--- start Given data ---

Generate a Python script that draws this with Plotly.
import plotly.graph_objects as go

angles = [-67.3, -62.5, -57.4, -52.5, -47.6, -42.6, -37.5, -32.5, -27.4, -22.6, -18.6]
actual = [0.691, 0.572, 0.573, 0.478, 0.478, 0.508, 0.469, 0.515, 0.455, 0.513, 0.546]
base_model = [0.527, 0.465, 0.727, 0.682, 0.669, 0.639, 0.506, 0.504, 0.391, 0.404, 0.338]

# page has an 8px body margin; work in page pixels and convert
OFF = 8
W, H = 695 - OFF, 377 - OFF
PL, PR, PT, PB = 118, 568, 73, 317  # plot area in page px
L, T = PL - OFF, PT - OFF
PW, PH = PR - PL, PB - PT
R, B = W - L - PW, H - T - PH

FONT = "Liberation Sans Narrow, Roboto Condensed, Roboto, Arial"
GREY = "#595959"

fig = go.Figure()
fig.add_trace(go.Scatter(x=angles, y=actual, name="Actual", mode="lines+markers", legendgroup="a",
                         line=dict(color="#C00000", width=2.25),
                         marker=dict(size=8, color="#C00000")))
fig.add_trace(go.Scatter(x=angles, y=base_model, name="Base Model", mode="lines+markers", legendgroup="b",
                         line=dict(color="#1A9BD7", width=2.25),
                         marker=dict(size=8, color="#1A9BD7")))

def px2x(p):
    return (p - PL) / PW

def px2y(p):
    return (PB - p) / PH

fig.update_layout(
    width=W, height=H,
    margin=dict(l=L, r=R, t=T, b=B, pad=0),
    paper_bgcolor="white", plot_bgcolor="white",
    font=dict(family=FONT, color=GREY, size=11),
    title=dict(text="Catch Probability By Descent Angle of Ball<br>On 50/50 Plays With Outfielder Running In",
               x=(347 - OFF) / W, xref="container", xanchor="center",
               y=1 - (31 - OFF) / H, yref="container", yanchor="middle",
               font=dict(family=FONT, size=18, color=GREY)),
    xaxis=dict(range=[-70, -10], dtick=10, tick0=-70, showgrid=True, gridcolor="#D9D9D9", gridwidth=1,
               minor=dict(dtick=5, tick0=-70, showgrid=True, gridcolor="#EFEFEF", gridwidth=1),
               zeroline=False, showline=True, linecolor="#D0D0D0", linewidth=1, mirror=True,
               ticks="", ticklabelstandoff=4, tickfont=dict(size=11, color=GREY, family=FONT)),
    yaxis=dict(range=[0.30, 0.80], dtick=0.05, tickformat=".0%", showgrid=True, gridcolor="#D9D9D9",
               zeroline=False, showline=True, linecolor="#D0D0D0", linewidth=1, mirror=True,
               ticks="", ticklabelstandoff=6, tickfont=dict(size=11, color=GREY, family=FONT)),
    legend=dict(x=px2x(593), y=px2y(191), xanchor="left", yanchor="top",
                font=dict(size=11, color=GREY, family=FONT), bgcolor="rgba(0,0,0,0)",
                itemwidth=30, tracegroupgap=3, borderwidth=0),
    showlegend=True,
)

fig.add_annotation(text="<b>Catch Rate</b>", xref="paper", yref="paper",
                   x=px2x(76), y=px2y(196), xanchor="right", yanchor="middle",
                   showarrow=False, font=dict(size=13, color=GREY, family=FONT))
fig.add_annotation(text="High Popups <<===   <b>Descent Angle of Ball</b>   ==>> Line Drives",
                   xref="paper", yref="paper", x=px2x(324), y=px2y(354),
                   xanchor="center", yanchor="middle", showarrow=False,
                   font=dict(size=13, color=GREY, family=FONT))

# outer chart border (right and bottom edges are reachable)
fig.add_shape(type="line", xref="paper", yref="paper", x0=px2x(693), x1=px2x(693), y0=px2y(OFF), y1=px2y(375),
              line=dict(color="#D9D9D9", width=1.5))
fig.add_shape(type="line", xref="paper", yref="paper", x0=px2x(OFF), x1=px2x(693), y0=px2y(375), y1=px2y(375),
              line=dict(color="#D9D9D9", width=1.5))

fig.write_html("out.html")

--- end Given data ---
--- start Given data ---

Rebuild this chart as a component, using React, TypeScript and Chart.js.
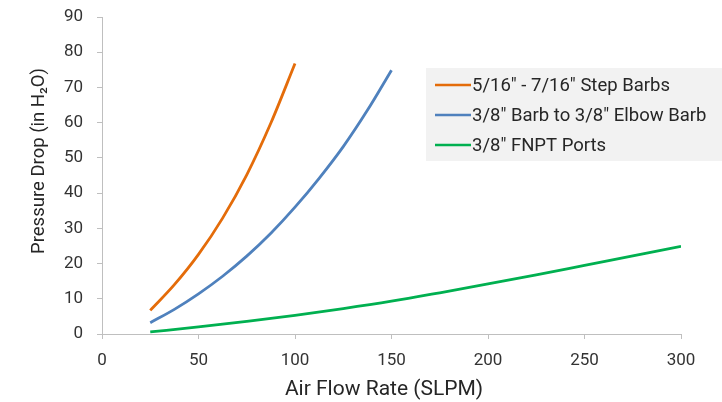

--- end Given data ---

[Aim of the task]: Return verbatim the lines that run from the line containing "Generate a Python" through the line containing "import plotly.graph_objects as go", inclusive.

[Task output]:
Generate a Python script that draws this with Plotly.
import plotly.graph_objects as go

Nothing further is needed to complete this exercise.